Certains observateurs évoquent aussi une lassitude générationnelle. Les plus jeunes, bien qu’exposés à une culture visuelle saturée de tatouages, n’y voient plus un moyen de se démarquer. D’autres soulignent une quête de réversibilité : à l’heure où les identités sont plus mouvantes, où l’on veut pouvoir tout réinventer, le tatouage, par nature indélébile, rebute.

tatouage

Le corps, le style et l’angoisse de l’irréversible

Derrière cette évolution se profile une angoisse existentielle contemporaine : celle de l’engagement dans la durée. Dans un monde liquide, où les choix se veulent adaptables, les corps permanents font peur. Un tatouage fixe un moment, une image, un soi. Or nombre de jeunes adultes expriment désormais une prudence radicale : « Et si je ne m’aimais plus comme ça dans 10 ans ? »

Psychologiquement, ce rapport ambivalent au tatouage est le miroir d’une société en quête de liberté… mais peu à l’aise avec les chaînes qu’elle se forge elle-même. Les demandes de détatouage explosent, les motifs discrets ou minimalistes remplacent les pièces imposantes. Le tatouage se fait timide, comme s’il devait s’excuser d’exister.

tatouage

Résilience artistique et nouvelles pistes

Devant cette crise multifactorielle, certains tatoueurs se réinventent. Résidences artistiques, collaborations avec des musées, workshops ou coaching créatif : le tatouage se rapproche de l’art contemporain. D’autres misent sur des expériences personnalisées haut de gamme, voire thérapeutiques : accompagnement de personnes en reconstruction corporelle, tatouage post-mastectomie, tatouage rituel. Enfin, une frange de la profession prône le retour à une esthétique plus radicale, à contre-courant du marketing mignon. Créer du rare, du fort, du symbolique. Redonner au tatouage ce qu’il a peut-être perdu : sa part de mystère, d’initiation et de silence.

Le tatouage est-il en train de mourir ? Non. Mais il traverse une mutation profonde. Économique, culturelle, existentielle. Il doit désormais affronter ce paradoxe : être devenu trop normal pour ceux qui l’aimaient sauvage, trop engageant pour ceux qui aiment l’instant.

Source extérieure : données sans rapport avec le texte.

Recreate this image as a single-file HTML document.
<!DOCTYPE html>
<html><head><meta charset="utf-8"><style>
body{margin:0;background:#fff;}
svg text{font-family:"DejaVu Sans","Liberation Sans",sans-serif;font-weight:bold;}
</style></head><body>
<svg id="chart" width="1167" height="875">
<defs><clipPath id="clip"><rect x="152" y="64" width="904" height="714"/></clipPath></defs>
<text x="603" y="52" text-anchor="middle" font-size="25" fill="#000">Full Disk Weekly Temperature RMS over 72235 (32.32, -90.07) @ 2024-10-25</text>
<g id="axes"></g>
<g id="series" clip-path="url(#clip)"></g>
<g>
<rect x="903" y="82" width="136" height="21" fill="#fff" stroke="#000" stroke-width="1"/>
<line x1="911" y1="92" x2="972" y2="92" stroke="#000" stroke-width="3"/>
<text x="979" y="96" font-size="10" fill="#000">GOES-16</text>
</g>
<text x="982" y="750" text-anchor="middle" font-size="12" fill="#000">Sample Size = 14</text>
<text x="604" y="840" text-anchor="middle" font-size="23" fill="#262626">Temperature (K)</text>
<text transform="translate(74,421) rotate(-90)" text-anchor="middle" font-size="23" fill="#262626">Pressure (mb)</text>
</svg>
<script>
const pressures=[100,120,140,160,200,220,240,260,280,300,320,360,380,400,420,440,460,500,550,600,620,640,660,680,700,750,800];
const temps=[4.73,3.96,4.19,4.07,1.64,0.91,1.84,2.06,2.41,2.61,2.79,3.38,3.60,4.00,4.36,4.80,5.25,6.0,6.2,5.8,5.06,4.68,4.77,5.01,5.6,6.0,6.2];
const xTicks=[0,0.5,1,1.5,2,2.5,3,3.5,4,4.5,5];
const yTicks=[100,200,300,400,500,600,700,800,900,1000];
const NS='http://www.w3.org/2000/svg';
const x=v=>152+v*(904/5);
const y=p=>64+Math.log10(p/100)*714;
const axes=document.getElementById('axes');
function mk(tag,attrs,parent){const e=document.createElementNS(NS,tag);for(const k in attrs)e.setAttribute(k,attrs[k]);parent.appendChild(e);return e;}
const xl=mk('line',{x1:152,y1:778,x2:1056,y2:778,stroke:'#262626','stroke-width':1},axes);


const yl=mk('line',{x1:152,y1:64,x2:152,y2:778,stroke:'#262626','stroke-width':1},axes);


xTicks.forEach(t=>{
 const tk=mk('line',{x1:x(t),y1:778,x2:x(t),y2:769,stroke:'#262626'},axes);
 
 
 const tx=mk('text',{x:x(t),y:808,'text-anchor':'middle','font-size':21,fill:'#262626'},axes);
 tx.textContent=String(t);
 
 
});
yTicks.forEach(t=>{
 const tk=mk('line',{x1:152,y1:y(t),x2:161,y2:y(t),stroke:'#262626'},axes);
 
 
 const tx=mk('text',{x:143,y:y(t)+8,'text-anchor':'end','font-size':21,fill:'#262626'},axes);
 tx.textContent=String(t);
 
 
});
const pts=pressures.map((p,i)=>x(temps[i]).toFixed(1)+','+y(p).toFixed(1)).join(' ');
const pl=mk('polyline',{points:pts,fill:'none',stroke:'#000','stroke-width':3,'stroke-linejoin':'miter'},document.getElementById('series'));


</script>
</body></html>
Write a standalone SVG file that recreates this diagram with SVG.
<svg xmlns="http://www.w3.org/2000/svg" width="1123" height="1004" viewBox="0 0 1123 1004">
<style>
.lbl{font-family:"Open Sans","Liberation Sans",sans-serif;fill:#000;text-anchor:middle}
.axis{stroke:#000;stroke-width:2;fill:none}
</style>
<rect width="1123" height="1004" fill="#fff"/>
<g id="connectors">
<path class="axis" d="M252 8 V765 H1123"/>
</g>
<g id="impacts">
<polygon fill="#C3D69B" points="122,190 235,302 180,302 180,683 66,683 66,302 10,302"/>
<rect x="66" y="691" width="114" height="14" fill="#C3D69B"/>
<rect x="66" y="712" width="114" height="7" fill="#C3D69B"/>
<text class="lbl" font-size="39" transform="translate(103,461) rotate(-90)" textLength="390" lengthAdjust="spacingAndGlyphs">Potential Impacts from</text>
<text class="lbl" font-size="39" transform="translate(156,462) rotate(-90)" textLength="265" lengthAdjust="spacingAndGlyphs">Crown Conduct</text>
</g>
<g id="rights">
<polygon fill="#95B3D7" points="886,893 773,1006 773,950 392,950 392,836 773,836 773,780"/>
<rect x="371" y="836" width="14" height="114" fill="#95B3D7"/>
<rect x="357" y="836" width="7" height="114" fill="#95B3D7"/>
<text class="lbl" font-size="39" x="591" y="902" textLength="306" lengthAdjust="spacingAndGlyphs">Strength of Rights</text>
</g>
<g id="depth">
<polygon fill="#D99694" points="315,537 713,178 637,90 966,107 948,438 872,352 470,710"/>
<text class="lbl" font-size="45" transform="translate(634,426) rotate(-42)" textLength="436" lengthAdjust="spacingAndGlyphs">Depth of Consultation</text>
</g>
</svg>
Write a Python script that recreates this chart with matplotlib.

Entre art, artisanat et affirmation de soi, il lui reste à tracer une nouvelle ligne de vie, peut-être plus discrète, mais toujours inscrite sous la peau.

Bibliographie liminaire

  • Bauman, Z. (2000). Liquid Modernity. Polity Press.
  • France 3 Régions. (2024, février 3). Tatoueurs à Paris, l’overdose ?
  • IFOP. (2020). Les Français et le tatouage. Institut français d’opinion publique.
  • Le Breton, D. (2002). Signes d’identité : tatouages, piercings et autres marques corporelles. Paris : Métailié.
  • Le Devoir. (2024, juin 25). Des tatoueurs se font un sang d’encre face à la crise.
  • Le Parisien. (2022, novembre 4). Les salons de tatouage en crise.
  • Radio-Canada. (2025, février 8). L’industrie du tatouage a-t-elle atteint ses limites ?
  • Google Trends. (2023). Recherches liées au détatouage [données statistiques].